# Built a Jug!



## John P (Sep 1, 1999)

When I put up those new Ikea shelves with more room, I looked for holes in the plane collections that needed filling. For starters, I needed a p-47D, another Focke Wulf, and a late model Spitfire.

Here's the first hole filler finished:

http://www.inpayne.com/models/p47dteddy1.html


----------



## modelgeek (Jul 14, 2005)

Very Nice build John!!! Can't wait to see the rest..Jeff


----------



## steve123 (Feb 9, 2009)

John, very nice work! That is my favorite camo scheme on the Jug..

Steve


----------



## hedorah59 (Nov 24, 2008)

Excellent work!


----------



## roadrner (Jul 21, 1999)

Sweet! :thumbsup::thumbsup: rr


----------



## Jafo (Apr 22, 2005)

another nice job, whos kit?


----------



## John P (Sep 1, 1999)

Mine! 

It's the 1/48 Tamiya kit with Aeromaster decals.


----------



## dklange (Apr 25, 2009)

That's one beautiful P-47!!!:thumbsup: Excellent work!!

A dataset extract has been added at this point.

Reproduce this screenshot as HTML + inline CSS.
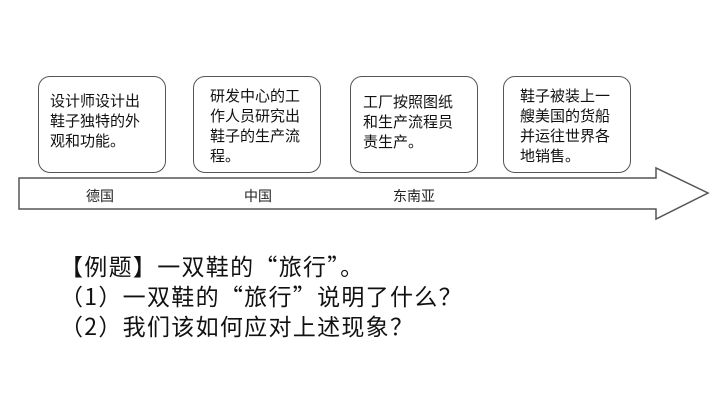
<!DOCTYPE html>
<html><head><meta charset="utf-8"><style>
body{margin:0;width:720px;height:405px;background:#fff;position:relative;overflow:hidden;font-family:"Liberation Sans","Noto Sans CJK SC",sans-serif;}
.b{position:absolute;top:76px;width:128px;height:97px;border:1.5px solid #555;border-radius:12px;box-sizing:border-box;background:#fff;}
.t{position:absolute;font-size:15px;line-height:20px;color:#111;}
.l{position:absolute;top:186px;font-size:14px;color:#222;}
.q{position:absolute;left:60px;font-size:23px;letter-spacing:1.3px;color:#111;line-height:30px;font-family:"Noto Sans CJK SC",sans-serif;}
</style></head><body>
<svg width="720" height="405" style="position:absolute;left:0;top:0">
<polygon points="19,178 656,178 656,168 708,193 656,219 656,209 19,209" fill="#fff" stroke="#555" stroke-width="1.5"/>
</svg>
<div class="b" style="left:38px"></div>
<div class="b" style="left:193px"></div>
<div class="b" style="left:350px"></div>
<div class="b" style="left:503px"></div>
<div class="t" style="left:50px;top:92px">设计师设计出<br>鞋子独特的外<br>观和功能。</div>
<div class="t" style="left:210px;top:87px">研发中心的工<br>作人员研究出<br>鞋子的生产流<br>程。</div>
<div class="t" style="left:363px;top:93px">工厂按照图纸<br>和生产流程员<br>责生产。</div>
<div class="t" style="left:520px;top:87px">鞋子被装上一<br>艘美国的货船<br>并运往世界各<br>地销售。</div>
<div class="l" style="left:86px">德国</div>
<div class="l" style="left:244px">中国</div>
<div class="l" style="left:393px">东南亚</div>
<div class="q" style="top:250px">【例题】一双鞋的“旅行”。</div>
<div class="q" style="top:280px">（1）一双鞋的“旅行”说明了什么？</div>
<div class="q" style="top:310px">（2）我们该如何应对上述现象？</div>
</body></html>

I'm currently working on the Tamiya P-47M 1/48 scale. Man, Tamiya really knows how to produce quality model aircraft!!!

Thanks for posting! - Denis


----------



## KUROK (Feb 2, 2004)

Sweet looking Jug! Makes me want to take my Tamiya kit out and build it!


----------



## John P (Sep 1, 1999)

Do Eeeeet!!!!!


----------



## ClubTepes (Jul 31, 2002)

Nice job.

Capt. Michael Jackson !?!?!?!?!?


----------



## John P (Sep 1, 1999)

Yeah. I simultaneously built my favorite airplane and did my own Michael Jackson tribute! :lol:


----------